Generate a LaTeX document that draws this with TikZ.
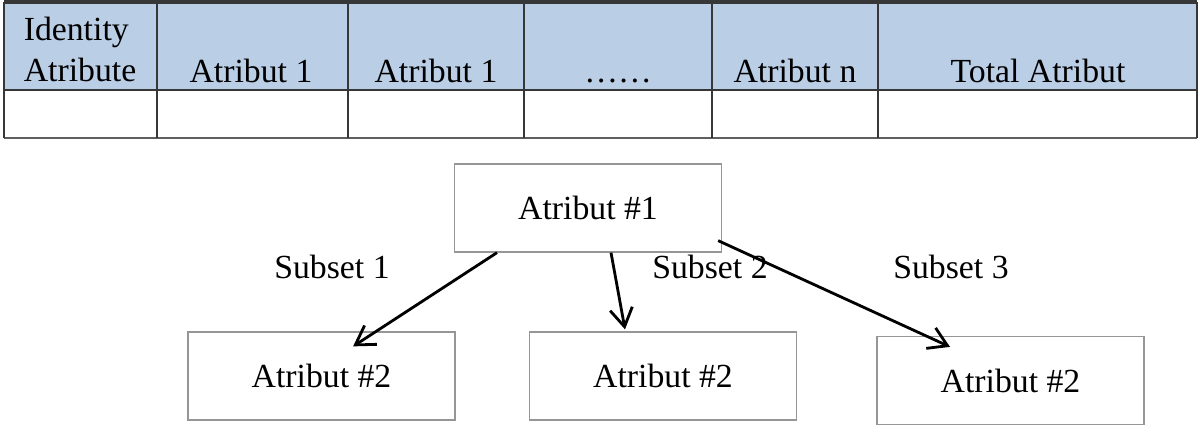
\documentclass[tikz,border=0pt]{standalone}
\usepackage{fontspec}
\setmainfont{Liberation Serif}
\usetikzlibrary{arrows.meta, positioning}
\definecolor{headblue}{RGB}{186,206,230}
\definecolor{gridgray}{RGB}{55,55,55}
\definecolor{boxgray}{RGB}{150,150,150}

\begin{document}
\begin{tikzpicture}[
      x=0.025cm, y=-0.025cm,
      cell/.style = {font=\fontsize{24}{28.8}\selectfont, inner sep=0pt, text=black},
      attrbox/.style = {
        rectangle, draw=boxgray, line width=0.9pt,
        minimum width=6.675cm, minimum height=2.2cm,
        font=\fontsize{24}{28.8}\selectfont, inner sep=0pt, text=black
      },
      arr/.style = {-{Straight Barb[length=13pt,width=16pt]}, line width=2pt, color=black},
      lbl/.style = {font=\fontsize{24}{28.8}\selectfont, inner sep=0pt, text=black}
    ]

      \useasboundingbox (0,0) rectangle (1200,442);

      % ===================== Table =====================
      \fill[headblue] (4,4) rectangle (1197,90);
      \draw[gridgray, line width=2.6pt] (4,2) -- (1197,2);
      \draw[gridgray, line width=1.3pt] (4,90) -- (1197,90);
      \draw[gridgray!80, line width=1pt] (4,138) -- (1197,138);
      \foreach \cx in {4,157,348,524,712,878,1197}
        \draw[gridgray, line width=1pt] (\cx,2) -- (\cx,138);

      \node[cell, anchor=north, align=left] (hid) at (80,17) {Identity\\Atribute};
      \node[cell, anchor=base] (ha1)  at (251,82)  {Atribut 1};
      \node[cell, anchor=base] (ha2)  at (436,82)  {Atribut 1};
      \node[cell, anchor=base] (hdot) at (618,82)  {……};
      \node[cell, anchor=base] (han)  at (795,82)  {Atribut n};
      \node[cell, anchor=base] (htot) at (1038,82) {Total Atribut};

      % ===================== Split tree =====================
      \node[attrbox] (root) at (588,208)   {Atribut \#1};
      \node[attrbox] (sub1) at (321.5,376) {Atribut \#2};
      \node[attrbox] (sub2) at (663,376)   {Atribut \#2};
      \node[attrbox] (sub3) at (1010.5,380.5) {Atribut \#2};

      \draw[arr] ([xshift=-2.275cm]root.south) -- ([xshift=0.79cm,yshift=-0.375cm]sub1.north);
      \draw[arr] ([xshift=0.575cm]root.south) -- ([xshift=-0.95cm,yshift=0.05cm]sub2.north);
      \draw[arr] ([xshift=-0.1cm,yshift=0.3cm]root.south east) -- ([xshift=-1.5125cm,yshift=-0.275cm]sub3.north);

      % Subset labels
      \node[lbl, anchor=base] (s1) at (332,278) {Subset 1};
      \node[lbl, anchor=base] (s2) at (710,278) {Subset 2};
      \node[lbl, anchor=base] (s3) at (951,278) {Subset 3};

    \end{tikzpicture}
\end{document}
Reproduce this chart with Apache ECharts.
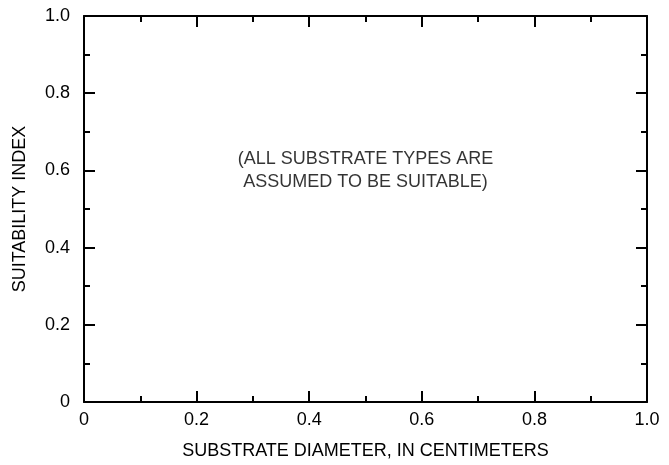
<!DOCTYPE html>
<html>
<head>
<meta charset="utf-8">
<script src="https://cdn.jsdelivr.net/npm/echarts@6/dist/echarts.min.js"></script>
<style>
html,body{margin:0;padding:0;background:#fff;}
#chart{width:669px;height:465px;}
</style>
</head>
<body>
<div id="chart"></div>
<script>
var xTickLabels = ['0', '0.2', '0.4', '0.6', '0.8', '1.0'];
var yTickLabels = ['0', '0.2', '0.4', '0.6', '0.8', '1.0'];
var xTitle = 'SUBSTRATE DIAMETER, IN CENTIMETERS';
var yTitle = 'SUITABILITY INDEX';
var noteLines = ['(ALL SUBSTRATE TYPES ARE', 'ASSUMED TO BE SUITABLE)'];
var notePosition = [0.5, 0.6];

var FONT = 'Liberation Sans, Arial, sans-serif';
var FS = 18;
function fmt(labels) {
  return function (v) { return labels[Math.round(v / 0.2)]; };
}
function axisBase(extra) {
  var base = {
    type: 'value', min: 0, max: 1, interval: 0.2,
    axisLine: { show: true, onZero: false, lineStyle: { color: '#000', width: 2 } },
    axisTick: { show: true, inside: true, length: 11, lineStyle: { color: '#000', width: 2 } },
    minorTick: { show: true, splitNumber: 2, length: 6, lineStyle: { color: '#000', width: 2 } },
    splitLine: { show: false },
    minorSplitLine: { show: false }
  };
  for (var k in extra) base[k] = extra[k];
  return base;
}
var chart = echarts.init(document.getElementById('chart'), null, { renderer: 'canvas' });
chart.setOption({
  animation: false,
  backgroundColor: '#fff',
  grid: { left: 84, right: 22, top: 16, bottom: 59, containLabel: false },
  xAxis: [
    axisBase({
      position: 'bottom',
      name: xTitle, nameLocation: 'middle', nameGap: 40,
      nameTextStyle: { color: '#000', fontFamily: FONT, fontSize: FS },
      axisLabel: { color: '#000', fontFamily: FONT, fontSize: FS, margin: 9, formatter: fmt(xTickLabels) }
    }),
    axisBase({ position: 'top', axisLabel: { show: false } })
  ],
  yAxis: [
    axisBase({
      position: 'left',
      name: yTitle, nameLocation: 'middle', nameGap: 55, nameRotate: 90,
      nameTextStyle: { color: '#000', fontFamily: FONT, fontSize: FS },
      axisLabel: { color: '#000', fontFamily: FONT, fontSize: FS, margin: 14, formatter: fmt(yTickLabels) }
    }),
    axisBase({ position: 'right', axisLabel: { show: false } })
  ],
  series: [{
    type: 'scatter',
    xAxisIndex: 0, yAxisIndex: 0,
    symbolSize: 0,
    data: [notePosition],
    label: {
      show: true, position: 'inside',
      formatter: noteLines.join('\n'),
      color: '#000', fontFamily: FONT, fontSize: FS, lineHeight: 23, align: 'center'
    },
    silent: true
  }]
});
</script>
</body>
</html>
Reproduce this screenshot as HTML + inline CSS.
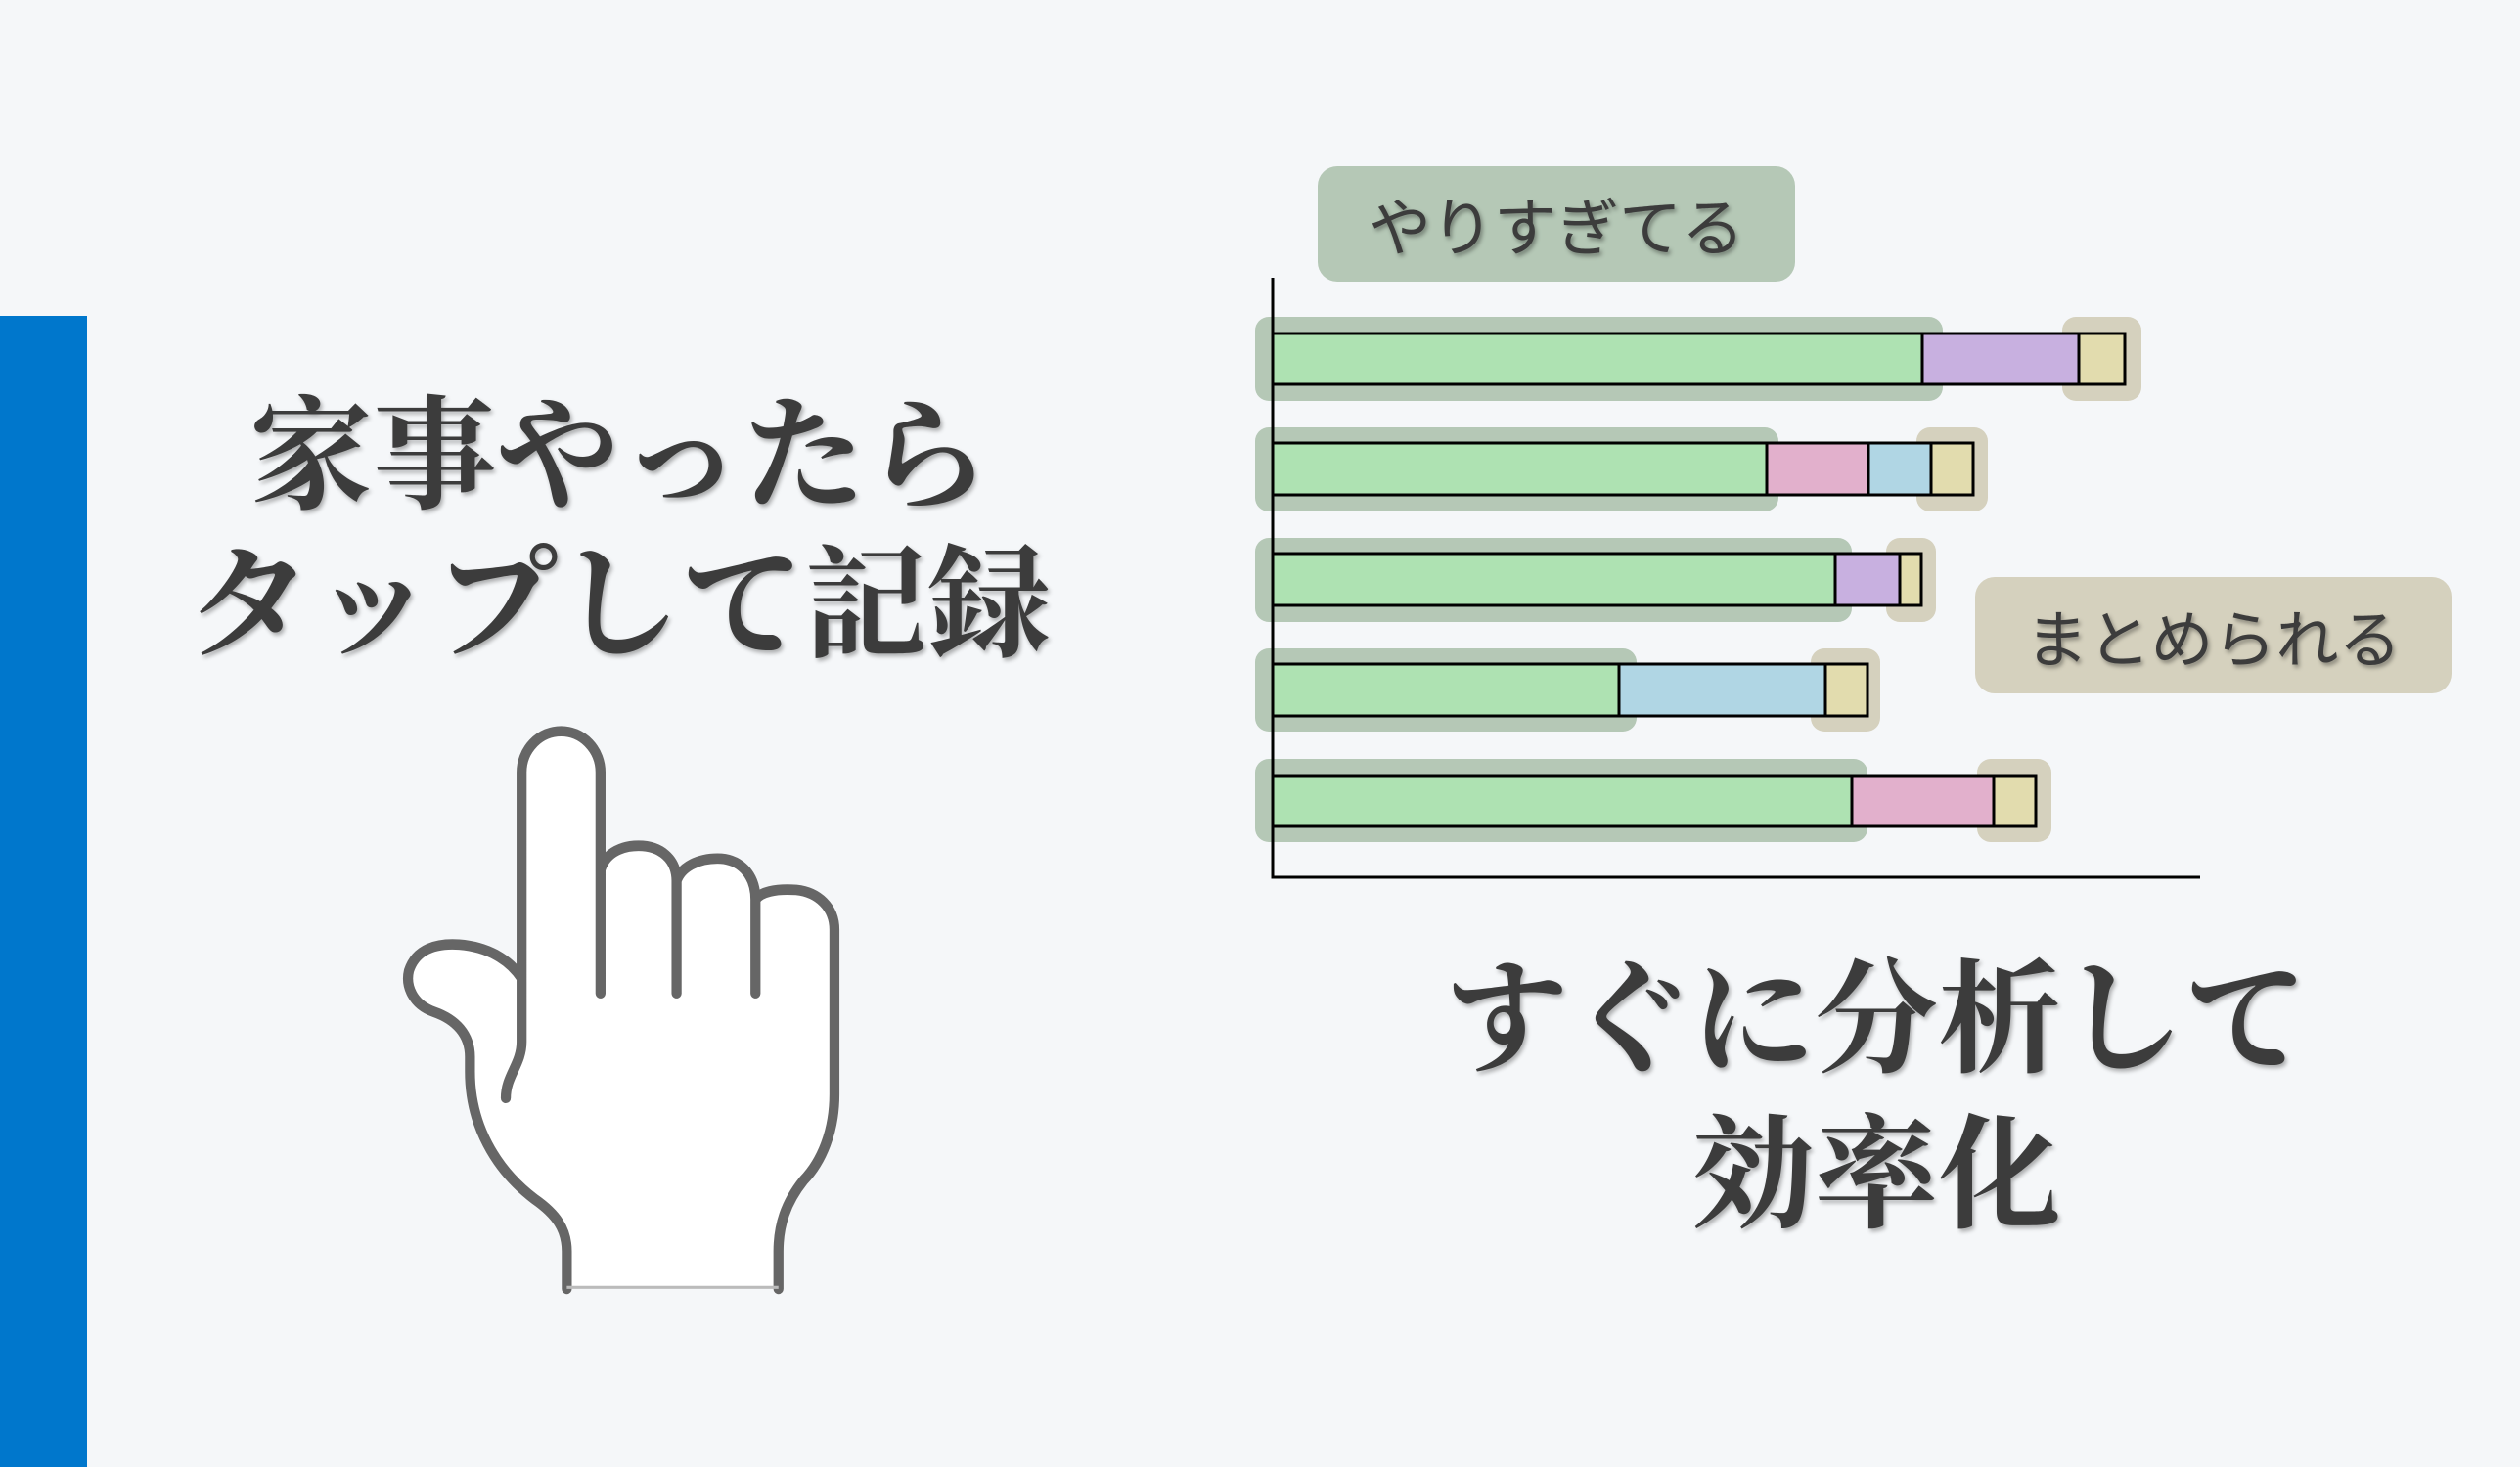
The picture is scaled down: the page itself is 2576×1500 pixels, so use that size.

◆ **Written problem**: Your copy should hold only the lines from the one containing "Reproduce this chart with Apache ECharts." through the one containing "var notePosition = [0.5, 0.6];", word for word, with no pictures.

◆ **Output for this task**:
Reproduce this chart with Apache ECharts.
<!DOCTYPE html>
<html>
<head>
<meta charset="utf-8">
<script src="https://cdn.jsdelivr.net/npm/echarts@6/dist/echarts.min.js"></script>
<style>
html,body{margin:0;padding:0;background:#fff;}
#chart{width:669px;height:465px;}
</style>
</head>
<body>
<div id="chart"></div>
<script>
var xTickLabels = ['0', '0.2', '0.4', '0.6', '0.8', '1.0'];
var yTickLabels = ['0', '0.2', '0.4', '0.6', '0.8', '1.0'];
var xTitle = 'SUBSTRATE DIAMETER, IN CENTIMETERS';
var yTitle = 'SUITABILITY INDEX';
var noteLines = ['(ALL SUBSTRATE TYPES ARE', 'ASSUMED TO BE SUITABLE)'];
var notePosition = [0.5, 0.6];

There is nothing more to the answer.